◆ YOUR OBJECTIVE
Transcribe every line of the listing below without any deviation.

◆ DATA EXCERPT
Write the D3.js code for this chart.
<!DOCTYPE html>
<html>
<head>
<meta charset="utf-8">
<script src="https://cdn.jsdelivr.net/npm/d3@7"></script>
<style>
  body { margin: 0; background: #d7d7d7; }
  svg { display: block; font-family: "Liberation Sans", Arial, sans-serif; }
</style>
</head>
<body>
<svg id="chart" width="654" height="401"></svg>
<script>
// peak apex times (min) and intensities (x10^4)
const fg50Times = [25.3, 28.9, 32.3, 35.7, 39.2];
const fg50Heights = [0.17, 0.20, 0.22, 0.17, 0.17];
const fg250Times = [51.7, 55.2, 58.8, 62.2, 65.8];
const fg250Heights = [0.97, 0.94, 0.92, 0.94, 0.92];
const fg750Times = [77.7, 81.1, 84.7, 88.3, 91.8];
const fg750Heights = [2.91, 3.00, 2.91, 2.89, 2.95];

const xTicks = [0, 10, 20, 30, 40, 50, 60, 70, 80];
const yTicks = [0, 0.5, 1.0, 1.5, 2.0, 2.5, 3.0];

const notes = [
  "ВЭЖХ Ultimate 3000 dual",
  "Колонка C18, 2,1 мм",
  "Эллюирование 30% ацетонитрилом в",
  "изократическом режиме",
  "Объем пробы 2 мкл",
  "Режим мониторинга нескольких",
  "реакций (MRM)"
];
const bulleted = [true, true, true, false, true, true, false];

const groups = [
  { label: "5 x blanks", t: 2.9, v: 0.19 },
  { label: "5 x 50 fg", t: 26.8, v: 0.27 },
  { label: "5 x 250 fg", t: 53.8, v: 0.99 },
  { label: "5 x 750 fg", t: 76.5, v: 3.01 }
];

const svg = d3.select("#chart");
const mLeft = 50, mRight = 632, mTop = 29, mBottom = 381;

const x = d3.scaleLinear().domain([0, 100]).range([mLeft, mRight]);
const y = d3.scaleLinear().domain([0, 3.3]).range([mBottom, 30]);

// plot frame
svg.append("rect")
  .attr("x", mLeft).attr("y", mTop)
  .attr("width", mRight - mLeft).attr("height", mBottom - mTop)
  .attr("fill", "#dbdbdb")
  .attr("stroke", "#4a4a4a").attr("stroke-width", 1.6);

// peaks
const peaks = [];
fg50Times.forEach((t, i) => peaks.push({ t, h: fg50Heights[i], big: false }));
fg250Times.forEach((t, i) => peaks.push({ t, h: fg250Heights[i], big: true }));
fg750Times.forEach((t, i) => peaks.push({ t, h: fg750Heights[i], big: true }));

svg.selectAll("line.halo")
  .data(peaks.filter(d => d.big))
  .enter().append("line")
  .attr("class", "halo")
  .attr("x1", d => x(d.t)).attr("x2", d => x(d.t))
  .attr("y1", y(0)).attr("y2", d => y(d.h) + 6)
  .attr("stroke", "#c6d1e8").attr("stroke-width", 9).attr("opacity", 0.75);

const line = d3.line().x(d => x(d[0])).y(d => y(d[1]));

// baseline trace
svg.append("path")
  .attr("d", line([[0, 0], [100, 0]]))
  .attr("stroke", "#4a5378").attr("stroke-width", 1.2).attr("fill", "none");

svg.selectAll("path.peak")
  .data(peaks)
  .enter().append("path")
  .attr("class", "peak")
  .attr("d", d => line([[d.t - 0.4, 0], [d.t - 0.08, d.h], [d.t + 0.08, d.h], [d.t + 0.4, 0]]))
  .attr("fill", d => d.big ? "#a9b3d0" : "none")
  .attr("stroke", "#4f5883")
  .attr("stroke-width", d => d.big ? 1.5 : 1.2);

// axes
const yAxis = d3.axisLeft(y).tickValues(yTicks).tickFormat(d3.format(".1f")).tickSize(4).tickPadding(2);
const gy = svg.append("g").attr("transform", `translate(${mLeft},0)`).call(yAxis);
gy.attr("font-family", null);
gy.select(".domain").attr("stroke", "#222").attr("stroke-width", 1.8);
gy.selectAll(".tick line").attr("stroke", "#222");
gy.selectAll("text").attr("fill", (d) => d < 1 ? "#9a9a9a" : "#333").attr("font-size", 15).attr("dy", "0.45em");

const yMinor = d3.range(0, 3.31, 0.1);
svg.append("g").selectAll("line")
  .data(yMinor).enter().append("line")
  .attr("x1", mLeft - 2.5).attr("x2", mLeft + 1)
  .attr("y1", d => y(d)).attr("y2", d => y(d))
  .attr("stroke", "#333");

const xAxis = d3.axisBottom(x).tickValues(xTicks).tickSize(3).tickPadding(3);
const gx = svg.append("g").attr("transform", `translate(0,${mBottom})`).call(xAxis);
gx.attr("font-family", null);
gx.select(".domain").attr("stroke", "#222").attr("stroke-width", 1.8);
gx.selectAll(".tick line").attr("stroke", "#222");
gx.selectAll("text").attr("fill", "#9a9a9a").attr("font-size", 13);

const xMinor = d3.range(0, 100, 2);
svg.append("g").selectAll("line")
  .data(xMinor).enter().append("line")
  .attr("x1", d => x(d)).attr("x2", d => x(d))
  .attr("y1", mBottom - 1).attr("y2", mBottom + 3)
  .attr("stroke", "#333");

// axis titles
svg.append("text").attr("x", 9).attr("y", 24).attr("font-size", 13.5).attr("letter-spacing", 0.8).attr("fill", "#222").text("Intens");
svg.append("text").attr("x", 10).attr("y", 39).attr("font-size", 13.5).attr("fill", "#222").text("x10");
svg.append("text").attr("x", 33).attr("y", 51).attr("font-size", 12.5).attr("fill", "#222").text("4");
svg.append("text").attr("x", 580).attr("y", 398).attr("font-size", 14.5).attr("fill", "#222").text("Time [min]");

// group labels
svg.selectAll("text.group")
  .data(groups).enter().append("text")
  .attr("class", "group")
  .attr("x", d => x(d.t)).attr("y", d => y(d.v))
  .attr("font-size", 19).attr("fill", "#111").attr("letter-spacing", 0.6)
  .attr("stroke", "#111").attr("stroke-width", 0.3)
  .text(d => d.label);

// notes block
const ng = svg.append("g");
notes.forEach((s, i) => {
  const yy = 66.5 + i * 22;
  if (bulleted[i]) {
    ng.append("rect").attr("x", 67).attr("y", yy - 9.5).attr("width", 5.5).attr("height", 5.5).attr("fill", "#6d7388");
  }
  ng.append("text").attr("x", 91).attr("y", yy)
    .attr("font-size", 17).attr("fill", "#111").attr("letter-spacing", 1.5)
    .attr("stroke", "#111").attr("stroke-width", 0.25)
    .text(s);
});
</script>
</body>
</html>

◆ TASK RESPONSE
Write the D3.js code for this chart.
<!DOCTYPE html>
<html>
<head>
<meta charset="utf-8">
<script src="https://cdn.jsdelivr.net/npm/d3@7"></script>
<style>
  body { margin: 0; background: #d7d7d7; }
  svg { display: block; font-family: "Liberation Sans", Arial, sans-serif; }
</style>
</head>
<body>
<svg id="chart" width="654" height="401"></svg>
<script>
// peak apex times (min) and intensities (x10^4)
const fg50Times = [25.3, 28.9, 32.3, 35.7, 39.2];
const fg50Heights = [0.17, 0.20, 0.22, 0.17, 0.17];
const fg250Times = [51.7, 55.2, 58.8, 62.2, 65.8];
const fg250Heights = [0.97, 0.94, 0.92, 0.94, 0.92];
const fg750Times = [77.7, 81.1, 84.7, 88.3, 91.8];
const fg750Heights = [2.91, 3.00, 2.91, 2.89, 2.95];

const xTicks = [0, 10, 20, 30, 40, 50, 60, 70, 80];
const yTicks = [0, 0.5, 1.0, 1.5, 2.0, 2.5, 3.0];

const notes = [
  "ВЭЖХ Ultimate 3000 dual",
  "Колонка C18, 2,1 мм",
  "Эллюирование 30% ацетонитрилом в",
  "изократическом режиме",
  "Объем пробы 2 мкл",
  "Режим мониторинга нескольких",
  "реакций (MRM)"
];
const bulleted = [true, true, true, false, true, true, false];

const groups = [
  { label: "5 x blanks", t: 2.9, v: 0.19 },
  { label: "5 x 50 fg", t: 26.8, v: 0.27 },
  { label: "5 x 250 fg", t: 53.8, v: 0.99 },
  { label: "5 x 750 fg", t: 76.5, v: 3.01 }
];

const svg = d3.select("#chart");
const mLeft = 50, mRight = 632, mTop = 29, mBottom = 381;

const x = d3.scaleLinear().domain([0, 100]).range([mLeft, mRight]);
const y = d3.scaleLinear().domain([0, 3.3]).range([mBottom, 30]);

// plot frame
svg.append("rect")
  .attr("x", mLeft).attr("y", mTop)
  .attr("width", mRight - mLeft).attr("height", mBottom - mTop)
  .attr("fill", "#dbdbdb")
  .attr("stroke", "#4a4a4a").attr("stroke-width", 1.6);

// peaks
const peaks = [];
fg50Times.forEach((t, i) => peaks.push({ t, h: fg50Heights[i], big: false }));
fg250Times.forEach((t, i) => peaks.push({ t, h: fg250Heights[i], big: true }));
fg750Times.forEach((t, i) => peaks.push({ t, h: fg750Heights[i], big: true }));

svg.selectAll("line.halo")
  .data(peaks.filter(d => d.big))
  .enter().append("line")
  .attr("class", "halo")
  .attr("x1", d => x(d.t)).attr("x2", d => x(d.t))
  .attr("y1", y(0)).attr("y2", d => y(d.h) + 6)
  .attr("stroke", "#c6d1e8").attr("stroke-width", 9).attr("opacity", 0.75);

const line = d3.line().x(d => x(d[0])).y(d => y(d[1]));

// baseline trace
svg.append("path")
  .attr("d", line([[0, 0], [100, 0]]))
  .attr("stroke", "#4a5378").attr("stroke-width", 1.2).attr("fill", "none");

svg.selectAll("path.peak")
  .data(peaks)
  .enter().append("path")
  .attr("class", "peak")
  .attr("d", d => line([[d.t - 0.4, 0], [d.t - 0.08, d.h], [d.t + 0.08, d.h], [d.t + 0.4, 0]]))
  .attr("fill", d => d.big ? "#a9b3d0" : "none")
  .attr("stroke", "#4f5883")
  .attr("stroke-width", d => d.big ? 1.5 : 1.2);

// axes
const yAxis = d3.axisLeft(y).tickValues(yTicks).tickFormat(d3.format(".1f")).tickSize(4).tickPadding(2);
const gy = svg.append("g").attr("transform", `translate(${mLeft},0)`).call(yAxis);
gy.attr("font-family", null);
gy.select(".domain").attr("stroke", "#222").attr("stroke-width", 1.8);
gy.selectAll(".tick line").attr("stroke", "#222");
gy.selectAll("text").attr("fill", (d) => d < 1 ? "#9a9a9a" : "#333").attr("font-size", 15).attr("dy", "0.45em");

const yMinor = d3.range(0, 3.31, 0.1);
svg.append("g").selectAll("line")
  .data(yMinor).enter().append("line")
  .attr("x1", mLeft - 2.5).attr("x2", mLeft + 1)
  .attr("y1", d => y(d)).attr("y2", d => y(d))
  .attr("stroke", "#333");

const xAxis = d3.axisBottom(x).tickValues(xTicks).tickSize(3).tickPadding(3);
const gx = svg.append("g").attr("transform", `translate(0,${mBottom})`).call(xAxis);
gx.attr("font-family", null);
gx.select(".domain").attr("stroke", "#222").attr("stroke-width", 1.8);
gx.selectAll(".tick line").attr("stroke", "#222");
gx.selectAll("text").attr("fill", "#9a9a9a").attr("font-size", 13);

const xMinor = d3.range(0, 100, 2);
svg.append("g").selectAll("line")
  .data(xMinor).enter().append("line")
  .attr("x1", d => x(d)).attr("x2", d => x(d))
  .attr("y1", mBottom - 1).attr("y2", mBottom + 3)
  .attr("stroke", "#333");

// axis titles
svg.append("text").attr("x", 9).attr("y", 24).attr("font-size", 13.5).attr("letter-spacing", 0.8).attr("fill", "#222").text("Intens");
svg.append("text").attr("x", 10).attr("y", 39).attr("font-size", 13.5).attr("fill", "#222").text("x10");
svg.append("text").attr("x", 33).attr("y", 51).attr("font-size", 12.5).attr("fill", "#222").text("4");
svg.append("text").attr("x", 580).attr("y", 398).attr("font-size", 14.5).attr("fill", "#222").text("Time [min]");

// group labels
svg.selectAll("text.group")
  .data(groups).enter().append("text")
  .attr("class", "group")
  .attr("x", d => x(d.t)).attr("y", d => y(d.v))
  .attr("font-size", 19).attr("fill", "#111").attr("letter-spacing", 0.6)
  .attr("stroke", "#111").attr("stroke-width", 0.3)
  .text(d => d.label);

// notes block
const ng = svg.append("g");
notes.forEach((s, i) => {
  const yy = 66.5 + i * 22;
  if (bulleted[i]) {
    ng.append("rect").attr("x", 67).attr("y", yy - 9.5).attr("width", 5.5).attr("height", 5.5).attr("fill", "#6d7388");
  }
  ng.append("text").attr("x", 91).attr("y", yy)
    .attr("font-size", 17).attr("fill", "#111").attr("letter-spacing", 1.5)
    .attr("stroke", "#111").attr("stroke-width", 0.25)
    .text(s);
});
</script>
</body>
</html>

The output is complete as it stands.